#### INFORMATION SHOWN:
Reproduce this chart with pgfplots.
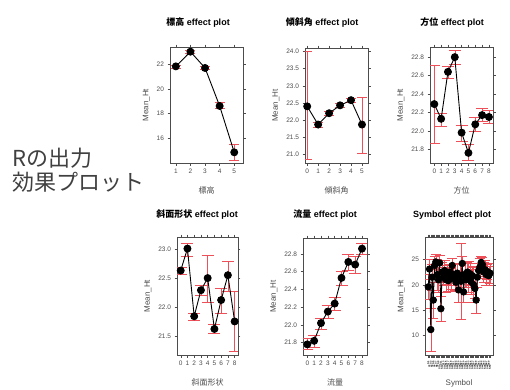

* * *

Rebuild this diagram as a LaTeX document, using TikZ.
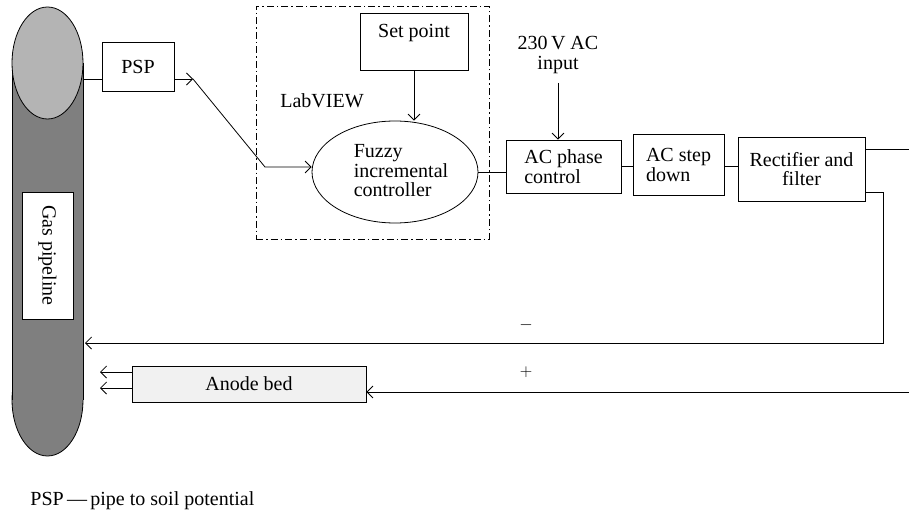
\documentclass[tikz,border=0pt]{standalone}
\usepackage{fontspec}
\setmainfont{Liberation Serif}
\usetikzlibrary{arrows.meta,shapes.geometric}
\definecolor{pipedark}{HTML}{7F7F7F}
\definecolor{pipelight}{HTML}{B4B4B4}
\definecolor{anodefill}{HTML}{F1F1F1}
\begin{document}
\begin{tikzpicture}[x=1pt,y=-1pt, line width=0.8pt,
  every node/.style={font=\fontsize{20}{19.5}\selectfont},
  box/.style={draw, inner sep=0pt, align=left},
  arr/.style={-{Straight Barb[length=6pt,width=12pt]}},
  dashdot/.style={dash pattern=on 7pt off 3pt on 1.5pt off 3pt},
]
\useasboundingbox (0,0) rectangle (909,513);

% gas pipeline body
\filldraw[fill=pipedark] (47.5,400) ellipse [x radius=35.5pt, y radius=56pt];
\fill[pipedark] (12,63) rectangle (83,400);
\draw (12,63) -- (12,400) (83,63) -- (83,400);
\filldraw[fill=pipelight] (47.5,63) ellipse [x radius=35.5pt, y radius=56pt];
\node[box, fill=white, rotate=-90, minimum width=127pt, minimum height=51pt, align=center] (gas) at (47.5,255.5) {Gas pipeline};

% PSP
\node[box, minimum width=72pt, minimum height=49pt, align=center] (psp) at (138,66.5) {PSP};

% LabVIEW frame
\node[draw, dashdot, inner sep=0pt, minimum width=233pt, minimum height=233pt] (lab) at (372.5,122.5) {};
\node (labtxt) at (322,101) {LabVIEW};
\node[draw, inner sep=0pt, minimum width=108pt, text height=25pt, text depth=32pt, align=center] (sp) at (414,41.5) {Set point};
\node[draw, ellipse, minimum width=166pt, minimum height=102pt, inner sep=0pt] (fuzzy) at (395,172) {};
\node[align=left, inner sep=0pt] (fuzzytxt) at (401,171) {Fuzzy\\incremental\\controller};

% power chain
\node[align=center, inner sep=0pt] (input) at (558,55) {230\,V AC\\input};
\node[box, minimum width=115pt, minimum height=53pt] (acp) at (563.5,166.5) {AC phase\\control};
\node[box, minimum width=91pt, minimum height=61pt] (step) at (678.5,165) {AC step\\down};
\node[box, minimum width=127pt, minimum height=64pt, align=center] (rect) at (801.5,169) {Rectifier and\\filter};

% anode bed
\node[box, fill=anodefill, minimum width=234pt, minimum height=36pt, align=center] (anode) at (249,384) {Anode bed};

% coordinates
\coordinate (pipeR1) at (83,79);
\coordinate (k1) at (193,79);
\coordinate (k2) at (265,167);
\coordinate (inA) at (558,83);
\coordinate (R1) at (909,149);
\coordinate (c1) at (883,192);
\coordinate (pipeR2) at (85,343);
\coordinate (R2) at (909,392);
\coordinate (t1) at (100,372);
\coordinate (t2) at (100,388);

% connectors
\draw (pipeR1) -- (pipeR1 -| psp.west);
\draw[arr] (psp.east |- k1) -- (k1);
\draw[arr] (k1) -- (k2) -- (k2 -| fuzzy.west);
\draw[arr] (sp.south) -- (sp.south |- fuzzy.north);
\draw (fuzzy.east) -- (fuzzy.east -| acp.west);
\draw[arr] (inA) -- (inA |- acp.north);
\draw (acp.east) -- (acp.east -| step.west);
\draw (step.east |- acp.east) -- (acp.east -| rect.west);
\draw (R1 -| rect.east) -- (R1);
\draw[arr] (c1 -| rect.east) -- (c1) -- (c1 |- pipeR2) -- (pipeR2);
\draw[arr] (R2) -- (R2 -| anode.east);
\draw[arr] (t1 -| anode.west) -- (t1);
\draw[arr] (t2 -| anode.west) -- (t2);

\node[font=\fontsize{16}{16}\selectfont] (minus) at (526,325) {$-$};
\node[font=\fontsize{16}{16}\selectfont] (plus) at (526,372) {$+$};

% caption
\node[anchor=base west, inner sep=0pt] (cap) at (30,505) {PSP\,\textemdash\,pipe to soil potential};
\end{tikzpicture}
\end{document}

#### AIM OF THE EXERCISE:
Spot every line that holds "this" and copy it.

#### EXERCISE OUTPUT:
Reproduce this chart with pgfplots.
Rebuild this diagram as a LaTeX document, using TikZ.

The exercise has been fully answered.